# [What is expected]
Print, word for word, the opening line of the data below and every line after it through the line that contains "338, 383, 275]", but not the pictures.

# [Supplied information]
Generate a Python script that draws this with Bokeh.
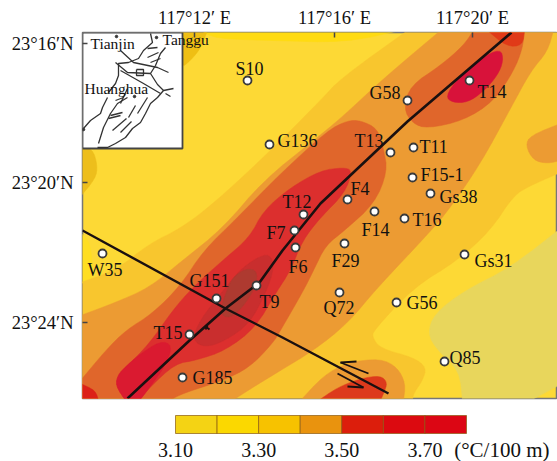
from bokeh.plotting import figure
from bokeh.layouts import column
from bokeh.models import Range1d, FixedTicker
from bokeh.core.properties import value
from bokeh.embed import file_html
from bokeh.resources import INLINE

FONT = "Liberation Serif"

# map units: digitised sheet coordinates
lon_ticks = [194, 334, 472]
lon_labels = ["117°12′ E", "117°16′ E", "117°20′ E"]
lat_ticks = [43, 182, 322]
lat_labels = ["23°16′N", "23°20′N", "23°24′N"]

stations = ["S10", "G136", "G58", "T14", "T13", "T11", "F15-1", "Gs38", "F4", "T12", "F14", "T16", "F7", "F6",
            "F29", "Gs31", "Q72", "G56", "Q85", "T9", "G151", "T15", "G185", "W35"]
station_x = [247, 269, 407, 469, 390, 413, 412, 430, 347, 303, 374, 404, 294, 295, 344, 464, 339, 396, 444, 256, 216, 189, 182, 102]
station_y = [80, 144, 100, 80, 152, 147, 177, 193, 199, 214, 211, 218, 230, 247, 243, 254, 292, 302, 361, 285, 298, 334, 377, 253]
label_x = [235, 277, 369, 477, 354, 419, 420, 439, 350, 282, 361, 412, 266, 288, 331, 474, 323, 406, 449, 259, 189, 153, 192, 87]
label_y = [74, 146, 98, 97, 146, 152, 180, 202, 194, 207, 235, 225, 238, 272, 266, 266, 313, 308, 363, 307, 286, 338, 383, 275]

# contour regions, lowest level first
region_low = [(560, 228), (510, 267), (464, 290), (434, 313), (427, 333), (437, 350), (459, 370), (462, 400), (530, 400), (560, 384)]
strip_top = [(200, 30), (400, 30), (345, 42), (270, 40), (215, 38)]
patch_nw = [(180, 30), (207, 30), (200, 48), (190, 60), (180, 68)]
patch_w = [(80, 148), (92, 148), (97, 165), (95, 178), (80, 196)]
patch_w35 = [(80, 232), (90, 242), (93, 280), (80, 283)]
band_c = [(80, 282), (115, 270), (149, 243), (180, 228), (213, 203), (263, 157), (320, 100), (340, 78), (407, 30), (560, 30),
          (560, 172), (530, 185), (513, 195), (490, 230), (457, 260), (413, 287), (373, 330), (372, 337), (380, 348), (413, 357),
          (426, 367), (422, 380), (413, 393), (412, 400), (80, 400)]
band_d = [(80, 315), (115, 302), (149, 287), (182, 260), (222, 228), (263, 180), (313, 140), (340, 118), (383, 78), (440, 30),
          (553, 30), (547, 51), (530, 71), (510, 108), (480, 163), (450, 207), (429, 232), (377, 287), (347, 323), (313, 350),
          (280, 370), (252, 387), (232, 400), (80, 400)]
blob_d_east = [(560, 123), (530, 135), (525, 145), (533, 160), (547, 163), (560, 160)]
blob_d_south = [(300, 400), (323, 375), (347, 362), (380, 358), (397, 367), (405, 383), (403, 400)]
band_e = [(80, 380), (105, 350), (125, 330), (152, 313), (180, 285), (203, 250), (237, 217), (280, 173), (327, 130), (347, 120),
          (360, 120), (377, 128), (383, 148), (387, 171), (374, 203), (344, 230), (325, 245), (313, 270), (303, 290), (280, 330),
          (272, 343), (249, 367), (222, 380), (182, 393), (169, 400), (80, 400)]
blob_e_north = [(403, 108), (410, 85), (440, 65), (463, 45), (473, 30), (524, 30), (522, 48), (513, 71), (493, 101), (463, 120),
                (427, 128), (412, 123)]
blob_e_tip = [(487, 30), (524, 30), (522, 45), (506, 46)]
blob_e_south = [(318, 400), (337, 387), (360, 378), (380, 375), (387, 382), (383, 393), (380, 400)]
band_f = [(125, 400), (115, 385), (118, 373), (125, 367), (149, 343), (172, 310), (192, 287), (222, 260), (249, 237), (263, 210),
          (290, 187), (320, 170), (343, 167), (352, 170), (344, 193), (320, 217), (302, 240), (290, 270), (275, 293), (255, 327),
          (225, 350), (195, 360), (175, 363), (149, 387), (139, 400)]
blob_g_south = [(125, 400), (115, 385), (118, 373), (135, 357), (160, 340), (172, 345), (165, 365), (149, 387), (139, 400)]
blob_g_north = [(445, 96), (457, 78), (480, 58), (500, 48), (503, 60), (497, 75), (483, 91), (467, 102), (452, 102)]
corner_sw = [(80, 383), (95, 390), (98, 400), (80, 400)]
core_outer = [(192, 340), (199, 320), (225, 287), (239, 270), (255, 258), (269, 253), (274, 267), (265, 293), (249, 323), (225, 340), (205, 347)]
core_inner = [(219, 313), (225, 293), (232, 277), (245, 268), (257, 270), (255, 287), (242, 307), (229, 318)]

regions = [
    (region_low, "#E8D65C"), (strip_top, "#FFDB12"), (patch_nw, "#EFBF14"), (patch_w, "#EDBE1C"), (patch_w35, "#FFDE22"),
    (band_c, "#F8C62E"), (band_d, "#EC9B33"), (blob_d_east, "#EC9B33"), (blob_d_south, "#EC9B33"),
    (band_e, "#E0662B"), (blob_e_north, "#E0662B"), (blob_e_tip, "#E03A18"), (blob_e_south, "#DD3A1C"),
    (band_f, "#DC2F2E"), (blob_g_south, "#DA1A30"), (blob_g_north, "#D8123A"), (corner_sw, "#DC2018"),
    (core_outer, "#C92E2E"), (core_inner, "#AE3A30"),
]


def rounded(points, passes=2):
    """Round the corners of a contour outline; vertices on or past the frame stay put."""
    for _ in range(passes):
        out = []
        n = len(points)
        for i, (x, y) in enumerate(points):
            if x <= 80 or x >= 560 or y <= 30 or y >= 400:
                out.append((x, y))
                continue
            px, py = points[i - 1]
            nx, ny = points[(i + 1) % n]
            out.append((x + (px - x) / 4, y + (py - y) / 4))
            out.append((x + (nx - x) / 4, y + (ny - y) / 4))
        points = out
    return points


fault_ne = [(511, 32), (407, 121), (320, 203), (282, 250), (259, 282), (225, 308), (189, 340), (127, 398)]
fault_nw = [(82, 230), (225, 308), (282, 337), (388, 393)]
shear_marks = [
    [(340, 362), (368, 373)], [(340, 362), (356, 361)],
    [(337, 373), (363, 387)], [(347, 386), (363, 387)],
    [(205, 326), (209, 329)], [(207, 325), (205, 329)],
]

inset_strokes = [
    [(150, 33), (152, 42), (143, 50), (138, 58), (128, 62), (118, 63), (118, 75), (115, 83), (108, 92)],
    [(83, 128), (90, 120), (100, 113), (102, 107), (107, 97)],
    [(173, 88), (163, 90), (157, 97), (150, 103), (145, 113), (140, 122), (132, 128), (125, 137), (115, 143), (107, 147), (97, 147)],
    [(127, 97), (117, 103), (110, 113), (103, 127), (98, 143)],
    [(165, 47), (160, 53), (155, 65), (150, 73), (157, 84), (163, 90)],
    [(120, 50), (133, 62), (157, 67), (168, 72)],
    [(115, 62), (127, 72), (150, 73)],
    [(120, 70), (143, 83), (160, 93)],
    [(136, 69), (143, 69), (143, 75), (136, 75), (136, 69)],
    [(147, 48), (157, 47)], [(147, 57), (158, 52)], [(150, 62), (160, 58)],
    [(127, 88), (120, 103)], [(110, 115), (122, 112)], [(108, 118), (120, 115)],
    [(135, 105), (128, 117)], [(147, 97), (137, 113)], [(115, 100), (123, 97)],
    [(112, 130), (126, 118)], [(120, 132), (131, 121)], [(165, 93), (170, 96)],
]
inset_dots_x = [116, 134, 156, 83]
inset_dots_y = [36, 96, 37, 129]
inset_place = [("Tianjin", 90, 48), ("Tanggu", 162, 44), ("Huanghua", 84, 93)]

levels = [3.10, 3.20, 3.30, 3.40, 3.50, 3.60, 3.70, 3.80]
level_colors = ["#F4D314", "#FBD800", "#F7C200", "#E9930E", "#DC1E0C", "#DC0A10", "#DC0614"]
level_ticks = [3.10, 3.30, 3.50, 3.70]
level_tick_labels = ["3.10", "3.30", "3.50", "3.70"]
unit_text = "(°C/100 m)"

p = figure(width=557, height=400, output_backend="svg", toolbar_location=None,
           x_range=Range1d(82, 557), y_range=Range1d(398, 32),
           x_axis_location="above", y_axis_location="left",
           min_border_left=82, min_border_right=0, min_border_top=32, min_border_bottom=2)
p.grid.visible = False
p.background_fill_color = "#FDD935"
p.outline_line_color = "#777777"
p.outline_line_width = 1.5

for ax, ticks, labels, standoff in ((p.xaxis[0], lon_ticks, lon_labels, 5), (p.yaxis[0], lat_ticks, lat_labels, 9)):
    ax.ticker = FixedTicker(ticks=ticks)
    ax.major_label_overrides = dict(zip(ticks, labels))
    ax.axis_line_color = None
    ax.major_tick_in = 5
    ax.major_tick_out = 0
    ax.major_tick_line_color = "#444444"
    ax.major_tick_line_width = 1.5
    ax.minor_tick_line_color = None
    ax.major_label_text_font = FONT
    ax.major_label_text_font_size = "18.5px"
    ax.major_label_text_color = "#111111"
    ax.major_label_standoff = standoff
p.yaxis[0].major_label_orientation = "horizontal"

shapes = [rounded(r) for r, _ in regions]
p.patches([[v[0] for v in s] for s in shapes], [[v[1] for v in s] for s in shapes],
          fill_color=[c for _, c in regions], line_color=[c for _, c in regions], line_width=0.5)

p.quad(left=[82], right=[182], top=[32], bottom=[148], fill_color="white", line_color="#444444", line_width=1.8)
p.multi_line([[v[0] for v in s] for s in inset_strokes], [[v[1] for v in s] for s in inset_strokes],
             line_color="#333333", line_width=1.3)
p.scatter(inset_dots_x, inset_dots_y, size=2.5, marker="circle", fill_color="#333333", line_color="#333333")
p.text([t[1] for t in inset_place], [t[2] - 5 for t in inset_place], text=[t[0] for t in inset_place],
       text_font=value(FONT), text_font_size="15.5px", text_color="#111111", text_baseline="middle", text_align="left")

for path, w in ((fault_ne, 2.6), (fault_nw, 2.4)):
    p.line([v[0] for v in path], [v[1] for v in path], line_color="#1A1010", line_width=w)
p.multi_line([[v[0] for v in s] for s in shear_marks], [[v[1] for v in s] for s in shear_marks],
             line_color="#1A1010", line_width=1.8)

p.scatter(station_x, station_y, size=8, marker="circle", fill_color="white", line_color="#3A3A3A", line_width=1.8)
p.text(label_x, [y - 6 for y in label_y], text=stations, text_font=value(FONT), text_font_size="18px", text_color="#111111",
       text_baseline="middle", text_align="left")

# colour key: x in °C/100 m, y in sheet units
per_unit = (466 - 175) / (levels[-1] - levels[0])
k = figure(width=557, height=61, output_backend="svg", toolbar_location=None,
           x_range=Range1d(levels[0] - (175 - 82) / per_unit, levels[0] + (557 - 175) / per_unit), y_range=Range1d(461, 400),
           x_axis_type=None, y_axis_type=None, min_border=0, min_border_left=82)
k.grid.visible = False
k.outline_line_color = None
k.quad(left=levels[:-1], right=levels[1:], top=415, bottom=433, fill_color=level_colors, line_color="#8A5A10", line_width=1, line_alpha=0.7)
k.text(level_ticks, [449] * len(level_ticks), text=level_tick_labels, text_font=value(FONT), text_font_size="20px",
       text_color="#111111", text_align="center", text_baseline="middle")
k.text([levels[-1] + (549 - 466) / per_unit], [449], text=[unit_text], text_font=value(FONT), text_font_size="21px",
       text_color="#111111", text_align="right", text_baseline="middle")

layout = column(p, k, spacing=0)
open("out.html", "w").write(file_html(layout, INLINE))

# [Written solution]
Generate a Python script that draws this with Bokeh.
from bokeh.plotting import figure
from bokeh.layouts import column
from bokeh.models import Range1d, FixedTicker
from bokeh.core.properties import value
from bokeh.embed import file_html
from bokeh.resources import INLINE

FONT = "Liberation Serif"

# map units: digitised sheet coordinates
lon_ticks = [194, 334, 472]
lon_labels = ["117°12′ E", "117°16′ E", "117°20′ E"]
lat_ticks = [43, 182, 322]
lat_labels = ["23°16′N", "23°20′N", "23°24′N"]

stations = ["S10", "G136", "G58", "T14", "T13", "T11", "F15-1", "Gs38", "F4", "T12", "F14", "T16", "F7", "F6",
            "F29", "Gs31", "Q72", "G56", "Q85", "T9", "G151", "T15", "G185", "W35"]
station_x = [247, 269, 407, 469, 390, 413, 412, 430, 347, 303, 374, 404, 294, 295, 344, 464, 339, 396, 444, 256, 216, 189, 182, 102]
station_y = [80, 144, 100, 80, 152, 147, 177, 193, 199, 214, 211, 218, 230, 247, 243, 254, 292, 302, 361, 285, 298, 334, 377, 253]
label_x = [235, 277, 369, 477, 354, 419, 420, 439, 350, 282, 361, 412, 266, 288, 331, 474, 323, 406, 449, 259, 189, 153, 192, 87]
label_y = [74, 146, 98, 97, 146, 152, 180, 202, 194, 207, 235, 225, 238, 272, 266, 266, 313, 308, 363, 307, 286, 338, 383, 275]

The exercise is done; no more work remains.